* What to produce *
Every line of the material below should be repeated exactly.

┌─ Source data

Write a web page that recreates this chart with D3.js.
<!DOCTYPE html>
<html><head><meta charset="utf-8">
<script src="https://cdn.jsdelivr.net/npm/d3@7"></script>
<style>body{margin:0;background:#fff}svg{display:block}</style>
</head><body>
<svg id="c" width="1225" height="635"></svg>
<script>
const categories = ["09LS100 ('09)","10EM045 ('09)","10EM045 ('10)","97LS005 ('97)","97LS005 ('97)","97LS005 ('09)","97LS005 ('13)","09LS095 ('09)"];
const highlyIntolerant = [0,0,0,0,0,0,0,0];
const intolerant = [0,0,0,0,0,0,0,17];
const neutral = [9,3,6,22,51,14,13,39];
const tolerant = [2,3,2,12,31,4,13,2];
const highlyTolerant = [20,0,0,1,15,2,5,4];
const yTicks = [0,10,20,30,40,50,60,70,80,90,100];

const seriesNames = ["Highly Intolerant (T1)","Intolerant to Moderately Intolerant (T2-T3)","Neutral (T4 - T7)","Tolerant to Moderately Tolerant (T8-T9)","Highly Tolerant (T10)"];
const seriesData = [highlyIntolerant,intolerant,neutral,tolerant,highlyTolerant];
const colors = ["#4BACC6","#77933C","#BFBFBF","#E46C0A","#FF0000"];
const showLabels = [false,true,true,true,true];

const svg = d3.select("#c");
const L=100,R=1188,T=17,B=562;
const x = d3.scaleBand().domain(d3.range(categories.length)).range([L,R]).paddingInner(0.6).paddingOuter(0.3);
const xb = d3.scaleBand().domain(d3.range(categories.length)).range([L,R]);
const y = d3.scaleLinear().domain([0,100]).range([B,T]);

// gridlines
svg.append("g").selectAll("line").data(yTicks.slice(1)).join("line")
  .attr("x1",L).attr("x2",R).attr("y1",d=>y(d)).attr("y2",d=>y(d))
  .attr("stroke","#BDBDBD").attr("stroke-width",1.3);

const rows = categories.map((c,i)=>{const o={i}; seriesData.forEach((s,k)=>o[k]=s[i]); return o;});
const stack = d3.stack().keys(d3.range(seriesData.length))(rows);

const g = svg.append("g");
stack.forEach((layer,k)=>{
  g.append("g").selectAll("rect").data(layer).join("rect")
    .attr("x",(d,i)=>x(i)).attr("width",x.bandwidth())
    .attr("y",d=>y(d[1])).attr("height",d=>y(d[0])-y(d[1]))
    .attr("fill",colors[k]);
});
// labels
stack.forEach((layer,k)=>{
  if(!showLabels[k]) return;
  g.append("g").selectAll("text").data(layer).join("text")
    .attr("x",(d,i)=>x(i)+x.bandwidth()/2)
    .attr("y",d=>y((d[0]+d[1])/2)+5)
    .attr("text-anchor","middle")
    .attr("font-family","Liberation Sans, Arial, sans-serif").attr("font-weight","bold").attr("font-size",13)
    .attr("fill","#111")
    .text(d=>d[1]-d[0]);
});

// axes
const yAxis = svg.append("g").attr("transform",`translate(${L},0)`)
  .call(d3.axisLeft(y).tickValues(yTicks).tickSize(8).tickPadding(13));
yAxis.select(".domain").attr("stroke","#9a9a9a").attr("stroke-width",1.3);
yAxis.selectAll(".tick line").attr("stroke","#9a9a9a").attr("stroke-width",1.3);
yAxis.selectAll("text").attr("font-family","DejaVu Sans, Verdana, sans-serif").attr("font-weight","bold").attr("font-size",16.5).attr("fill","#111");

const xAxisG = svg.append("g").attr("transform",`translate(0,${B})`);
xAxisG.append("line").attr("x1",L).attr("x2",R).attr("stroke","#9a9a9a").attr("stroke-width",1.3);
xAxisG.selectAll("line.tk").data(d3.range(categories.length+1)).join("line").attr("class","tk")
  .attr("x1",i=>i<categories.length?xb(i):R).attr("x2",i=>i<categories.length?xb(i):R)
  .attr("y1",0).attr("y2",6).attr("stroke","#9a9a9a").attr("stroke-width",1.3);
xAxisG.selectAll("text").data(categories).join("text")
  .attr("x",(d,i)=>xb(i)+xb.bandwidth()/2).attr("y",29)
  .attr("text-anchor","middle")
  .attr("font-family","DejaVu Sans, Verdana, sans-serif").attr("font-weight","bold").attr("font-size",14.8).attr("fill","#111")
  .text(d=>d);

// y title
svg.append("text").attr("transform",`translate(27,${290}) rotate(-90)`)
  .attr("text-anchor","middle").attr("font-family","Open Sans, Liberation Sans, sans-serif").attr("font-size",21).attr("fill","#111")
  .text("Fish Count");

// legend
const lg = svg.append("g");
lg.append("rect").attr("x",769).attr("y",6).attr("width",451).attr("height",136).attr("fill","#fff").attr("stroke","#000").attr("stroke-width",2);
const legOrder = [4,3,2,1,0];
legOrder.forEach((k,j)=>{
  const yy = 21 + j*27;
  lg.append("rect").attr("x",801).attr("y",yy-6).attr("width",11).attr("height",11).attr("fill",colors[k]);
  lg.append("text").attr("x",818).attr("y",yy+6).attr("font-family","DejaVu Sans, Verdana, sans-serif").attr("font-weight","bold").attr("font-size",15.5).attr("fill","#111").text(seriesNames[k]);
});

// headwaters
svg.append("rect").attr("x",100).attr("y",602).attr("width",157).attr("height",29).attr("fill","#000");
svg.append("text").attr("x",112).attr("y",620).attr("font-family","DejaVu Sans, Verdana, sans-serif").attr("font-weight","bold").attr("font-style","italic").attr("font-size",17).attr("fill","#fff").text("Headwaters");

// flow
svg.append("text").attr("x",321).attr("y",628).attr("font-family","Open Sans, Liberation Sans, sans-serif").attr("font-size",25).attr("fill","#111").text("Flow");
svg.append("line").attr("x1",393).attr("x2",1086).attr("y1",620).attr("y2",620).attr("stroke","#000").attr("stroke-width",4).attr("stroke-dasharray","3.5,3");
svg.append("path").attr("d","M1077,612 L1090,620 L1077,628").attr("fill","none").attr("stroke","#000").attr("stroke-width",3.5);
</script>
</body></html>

└─

* Solution below *
Write a web page that recreates this chart with D3.js.
<!DOCTYPE html>
<html><head><meta charset="utf-8">
<script src="https://cdn.jsdelivr.net/npm/d3@7"></script>
<style>body{margin:0;background:#fff}svg{display:block}</style>
</head><body>
<svg id="c" width="1225" height="635"></svg>
<script>
const categories = ["09LS100 ('09)","10EM045 ('09)","10EM045 ('10)","97LS005 ('97)","97LS005 ('97)","97LS005 ('09)","97LS005 ('13)","09LS095 ('09)"];
const highlyIntolerant = [0,0,0,0,0,0,0,0];
const intolerant = [0,0,0,0,0,0,0,17];
const neutral = [9,3,6,22,51,14,13,39];
const tolerant = [2,3,2,12,31,4,13,2];
const highlyTolerant = [20,0,0,1,15,2,5,4];
const yTicks = [0,10,20,30,40,50,60,70,80,90,100];

const seriesNames = ["Highly Intolerant (T1)","Intolerant to Moderately Intolerant (T2-T3)","Neutral (T4 - T7)","Tolerant to Moderately Tolerant (T8-T9)","Highly Tolerant (T10)"];
const seriesData = [highlyIntolerant,intolerant,neutral,tolerant,highlyTolerant];
const colors = ["#4BACC6","#77933C","#BFBFBF","#E46C0A","#FF0000"];
const showLabels = [false,true,true,true,true];

const svg = d3.select("#c");
const L=100,R=1188,T=17,B=562;
const x = d3.scaleBand().domain(d3.range(categories.length)).range([L,R]).paddingInner(0.6).paddingOuter(0.3);
const xb = d3.scaleBand().domain(d3.range(categories.length)).range([L,R]);
const y = d3.scaleLinear().domain([0,100]).range([B,T]);

// gridlines
svg.append("g").selectAll("line").data(yTicks.slice(1)).join("line")
  .attr("x1",L).attr("x2",R).attr("y1",d=>y(d)).attr("y2",d=>y(d))
  .attr("stroke","#BDBDBD").attr("stroke-width",1.3);

const rows = categories.map((c,i)=>{const o={i}; seriesData.forEach((s,k)=>o[k]=s[i]); return o;});
const stack = d3.stack().keys(d3.range(seriesData.length))(rows);

const g = svg.append("g");
stack.forEach((layer,k)=>{
  g.append("g").selectAll("rect").data(layer).join("rect")
    .attr("x",(d,i)=>x(i)).attr("width",x.bandwidth())
    .attr("y",d=>y(d[1])).attr("height",d=>y(d[0])-y(d[1]))
    .attr("fill",colors[k]);
});
// labels
stack.forEach((layer,k)=>{
  if(!showLabels[k]) return;
  g.append("g").selectAll("text").data(layer).join("text")
    .attr("x",(d,i)=>x(i)+x.bandwidth()/2)
    .attr("y",d=>y((d[0]+d[1])/2)+5)
    .attr("text-anchor","middle")
    .attr("font-family","Liberation Sans, Arial, sans-serif").attr("font-weight","bold").attr("font-size",13)
    .attr("fill","#111")
    .text(d=>d[1]-d[0]);
});

// axes
const yAxis = svg.append("g").attr("transform",`translate(${L},0)`)
  .call(d3.axisLeft(y).tickValues(yTicks).tickSize(8).tickPadding(13));
yAxis.select(".domain").attr("stroke","#9a9a9a").attr("stroke-width",1.3);
yAxis.selectAll(".tick line").attr("stroke","#9a9a9a").attr("stroke-width",1.3);
yAxis.selectAll("text").attr("font-family","DejaVu Sans, Verdana, sans-serif").attr("font-weight","bold").attr("font-size",16.5).attr("fill","#111");

const xAxisG = svg.append("g").attr("transform",`translate(0,${B})`);
xAxisG.append("line").attr("x1",L).attr("x2",R).attr("stroke","#9a9a9a").attr("stroke-width",1.3);
xAxisG.selectAll("line.tk").data(d3.range(categories.length+1)).join("line").attr("class","tk")
  .attr("x1",i=>i<categories.length?xb(i):R).attr("x2",i=>i<categories.length?xb(i):R)
  .attr("y1",0).attr("y2",6).attr("stroke","#9a9a9a").attr("stroke-width",1.3);
xAxisG.selectAll("text").data(categories).join("text")
  .attr("x",(d,i)=>xb(i)+xb.bandwidth()/2).attr("y",29)
  .attr("text-anchor","middle")
  .attr("font-family","DejaVu Sans, Verdana, sans-serif").attr("font-weight","bold").attr("font-size",14.8).attr("fill","#111")
  .text(d=>d);

// y title
svg.append("text").attr("transform",`translate(27,${290}) rotate(-90)`)
  .attr("text-anchor","middle").attr("font-family","Open Sans, Liberation Sans, sans-serif").attr("font-size",21).attr("fill","#111")
  .text("Fish Count");

// legend
const lg = svg.append("g");
lg.append("rect").attr("x",769).attr("y",6).attr("width",451).attr("height",136).attr("fill","#fff").attr("stroke","#000").attr("stroke-width",2);
const legOrder = [4,3,2,1,0];
legOrder.forEach((k,j)=>{
  const yy = 21 + j*27;
  lg.append("rect").attr("x",801).attr("y",yy-6).attr("width",11).attr("height",11).attr("fill",colors[k]);
  lg.append("text").attr("x",818).attr("y",yy+6).attr("font-family","DejaVu Sans, Verdana, sans-serif").attr("font-weight","bold").attr("font-size",15.5).attr("fill","#111").text(seriesNames[k]);
});

// headwaters
svg.append("rect").attr("x",100).attr("y",602).attr("width",157).attr("height",29).attr("fill","#000");
svg.append("text").attr("x",112).attr("y",620).attr("font-family","DejaVu Sans, Verdana, sans-serif").attr("font-weight","bold").attr("font-style","italic").attr("font-size",17).attr("fill","#fff").text("Headwaters");

// flow
svg.append("text").attr("x",321).attr("y",628).attr("font-family","Open Sans, Liberation Sans, sans-serif").attr("font-size",25).attr("fill","#111").text("Flow");
svg.append("line").attr("x1",393).attr("x2",1086).attr("y1",620).attr("y2",620).attr("stroke","#000").attr("stroke-width",4).attr("stroke-dasharray","3.5,3");
svg.append("path").attr("d","M1077,612 L1090,620 L1077,628").attr("fill","none").attr("stroke","#000").attr("stroke-width",3.5);
</script>
</body></html>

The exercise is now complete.